Image memorability—the probability that an image is remembered after a single exposure—lacks a well-established computational model, and its key visual determinants remain unclear. Method: We propose a single-epoch VGG16-based autoencoder trained to simulate human instantaneous memory; for the first time, we directly model reconstruction error as a memorability predictor. We further employ Integrated Gradients for interpretability, identifying semantically salient regions and high-contrast textures as low-level memorability cues. Contribution/Results: We discover that inter-class discriminability of latent representations is a stronger predictor of memorability than conventional features (significantly positive correlation). Reconstruction error exhibits a significant negative correlation with human memorability scores (p < 0.001), and an MLP regressor achieves a Spearman correlation of 0.72. This work establishes a novel, interpretable computational paradigm for studying the neural and perceptual foundations of visual memory.
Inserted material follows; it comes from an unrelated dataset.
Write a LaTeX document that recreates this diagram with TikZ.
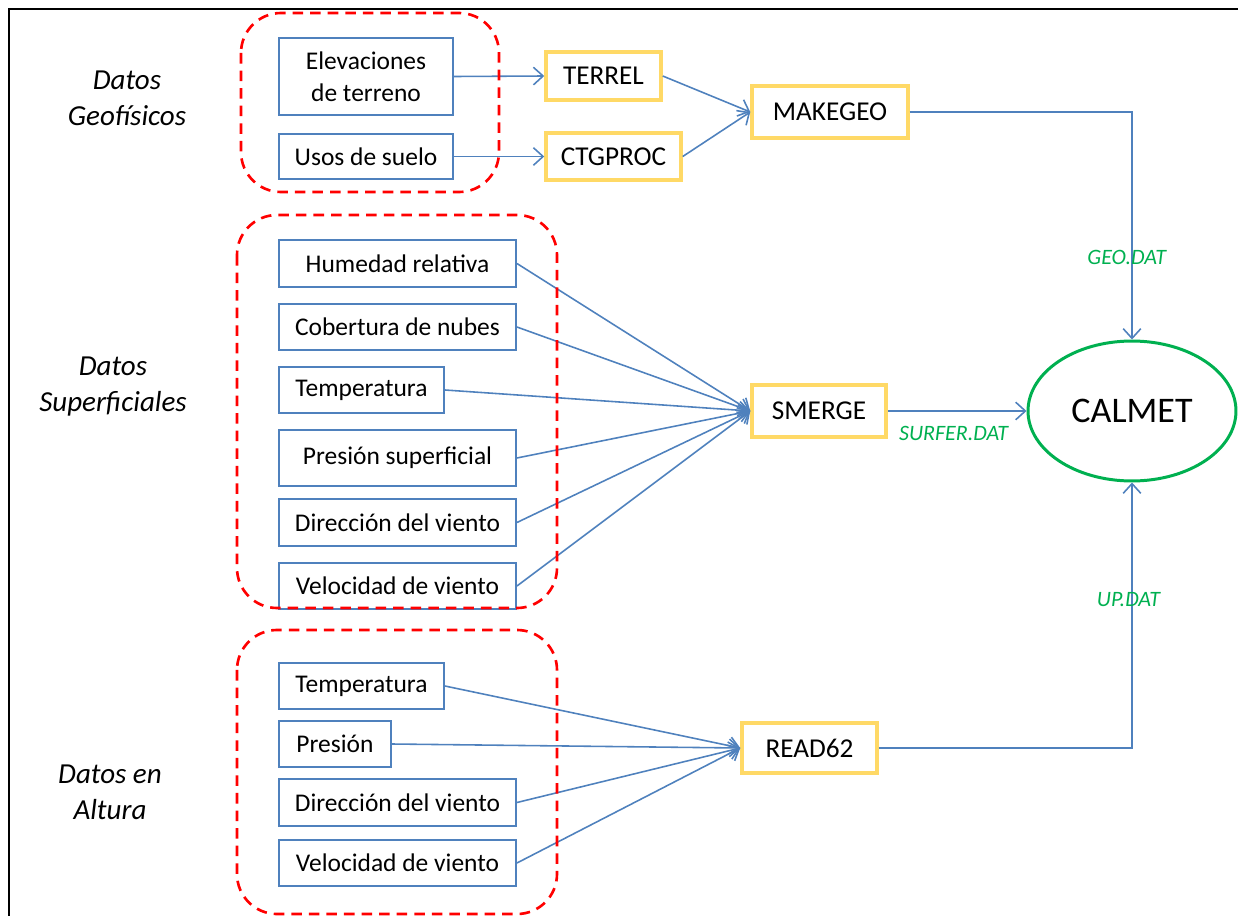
\documentclass[tikz,border=0pt]{standalone}
\usepackage{fontspec}
\setmainfont{Carlito}
\usetikzlibrary{arrows.meta,shapes.geometric}
\definecolor{azul}{RGB}{79,129,189}
\definecolor{amarillo}{RGB}{255,217,102}
\definecolor{verde}{RGB}{0,176,80}
\definecolor{rojo}{RGB}{255,0,0}
\begin{document}
\begin{tikzpicture}[x=0.02cm,y=-0.02cm,
  caja/.style={draw=azul,line width=1.1pt,minimum height=0.92cm,align=center,font=\fontsize{14.5}{18}\selectfont},
  prog/.style={draw=amarillo,line width=2pt,minimum height=1cm,font=\fontsize{15.5}{18}\selectfont},
  grupo/.style={draw=rojo,line width=1.5pt,dash pattern=on 6pt off 4pt,rounded corners=0.8cm},
  rot/.style={align=center,font=\fontsize{16.5}{20.5}\selectfont\itshape},
  arch/.style={text=verde,font=\fontsize{12.5}{14}\selectfont\itshape},
  flecha/.style={draw=azul,line width=0.9pt,-{Straight Barb[length=5.5pt,width=10pt]}}]
  \useasboundingbox (0,0) rectangle (1238,916);
  \draw [line width=1.2pt] (9,916) -- (9,9) -- (1238,9);
  % rotulos
  \node [rot] (lgeo) at (127,98) {Datos\\Geofísicos};
  \node [rot] (lsup) at (113,387) {Datos\\Superficiales};
  \node [rot] (lalt) at (110,792) {Datos en\\Altura};
  % datos geofisicos
  \node [caja,minimum width=3.48cm,minimum height=1.54cm] (elev) at (366,76.5) {Elevaciones\\de terreno};
  \node [caja,minimum width=3.48cm,minimum height=0.9cm] (usos) at (366,156.5) {Usos de suelo};
  % datos superficiales
  \node [caja,minimum width=4.74cm,minimum height=0.94cm] (hum) at (397.5,263.5) {Humedad relativa};
  \node [caja,minimum width=4.74cm] (cob) at (397.5,327) {Cobertura de nubes};
  \node [caja,minimum width=3.3cm] (tem) at (361.5,390) {Temperatura};
  \node [caja,minimum width=4.74cm,minimum height=1.12cm] (pre) at (397.5,458) {Presión superficial};
  \node [caja,minimum width=4.74cm,minimum height=0.94cm] (dir) at (397.5,522.5) {Dirección del viento};
  \node [caja,minimum width=4.74cm] (vel) at (397.5,586) {Velocidad de viento};
  % datos en altura
  \node [caja,minimum width=3.3cm] (temA) at (361.5,686) {Temperatura};
  \node [caja,minimum width=2.24cm] (preA) at (335,744) {Presión};
  \node [caja,minimum width=4.74cm,minimum height=0.94cm] (dirA) at (397.5,802.5) {Dirección del viento};
  \node [caja,minimum width=4.74cm] (velA) at (397.5,863) {Velocidad de viento};
  % programas
  \node [prog,minimum width=2.3cm,minimum height=0.96cm] (terrel) at (603.5,76) {TERREL};
  \node [prog,minimum width=2.7cm,minimum height=0.94cm] (ctg) at (613.5,156.5) {CTGPROC};
  \node [prog,minimum width=3.12cm,minimum height=1.04cm] (makegeo) at (830,112) {MAKEGEO};
  \node [prog,minimum width=2.68cm,minimum height=1.04cm] (smerge) at (819,411) {SMERGE};
  \node [prog,minimum width=2.7cm] (read) at (809.5,748) {READ62};
  \node [ellipse,draw=verde,line width=1.7pt,minimum width=4.16cm,minimum height=2.8cm,font=\fontsize{20.5}{24}\selectfont] (calmet) at (1132,411) {CALMET};
  % flechas
  \draw [flecha] (elev.east) -- (terrel.west);
  \draw [flecha] (usos.east) -- (ctg.west);
  \draw [flecha] (terrel.east) -- (makegeo.west);
  \draw [flecha] (ctg.east) -- (makegeo.west);
  \foreach \n in {hum,cob,tem,pre,dir,vel}
    \draw [flecha] (\n.east) -- (smerge.west);
  \foreach \n in {temA,preA,dirA,velA}
    \draw [flecha] (\n.east) -- (read.west);
  \draw [flecha] (makegeo.east) -| (calmet.north) node [arch,pos=0.82,xshift=-3pt] {GEO.DAT};
  \draw [flecha] (smerge.east) -- (calmet.west) node [arch,below,midway,yshift=-5pt,xshift=-2pt] {SURFER.DAT};
  \draw [flecha] (read.east) -| (calmet.south) node [arch,pos=0.78,xshift=-2pt] {UP.DAT};
  % grupos
  \draw [grupo] (241,13) rectangle (499,192);
  \draw [grupo] (237,215) rectangle (557,608);
  \draw [grupo] (237,630) rectangle (557,914);
\end{tikzpicture}
\end{document}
Image memorability refers to the phenomenon where certain images are more likely to be remembered than others. It is a quantifiable and intrinsic image attribute, defined as the likelihood of an image being remembered upon a single exposure. Despite advances in understanding human visual perception and memory, it is unclear what features contribute to an image's memorability. To address this question, we propose a deep learning-based computational modeling approach. We employ an autoencoder-based approach built on VGG16 convolutional neural networks (CNNs) to learn latent representations of images. The model is trained in a single-epoch setting, mirroring human memory experiments that assess recall after a single exposure. We examine the relationship between autoencoder reconstruction error and memorability, analyze the distinctiveness of latent space representations, and develop a multi-layer perceptron (MLP) model for memorability prediction. Additionally, we perform interpretability analysis using Integrated Gradients (IG) to identify the key visual characteristics that contribute to memorability. Our results demonstrate a significant correlation between the images' memorability score and the autoencoder's reconstruction error, as well as the robust predictive performance of its latent representations. Distinctiveness in these representations correlated significantly with memorability. Additionally, certain visual characteristics were identified as features contributing to image memorability in our model. These findings suggest that autoencoder-based representations capture fundamental aspects of image memorability, providing new insights into the computational modeling of human visual memory.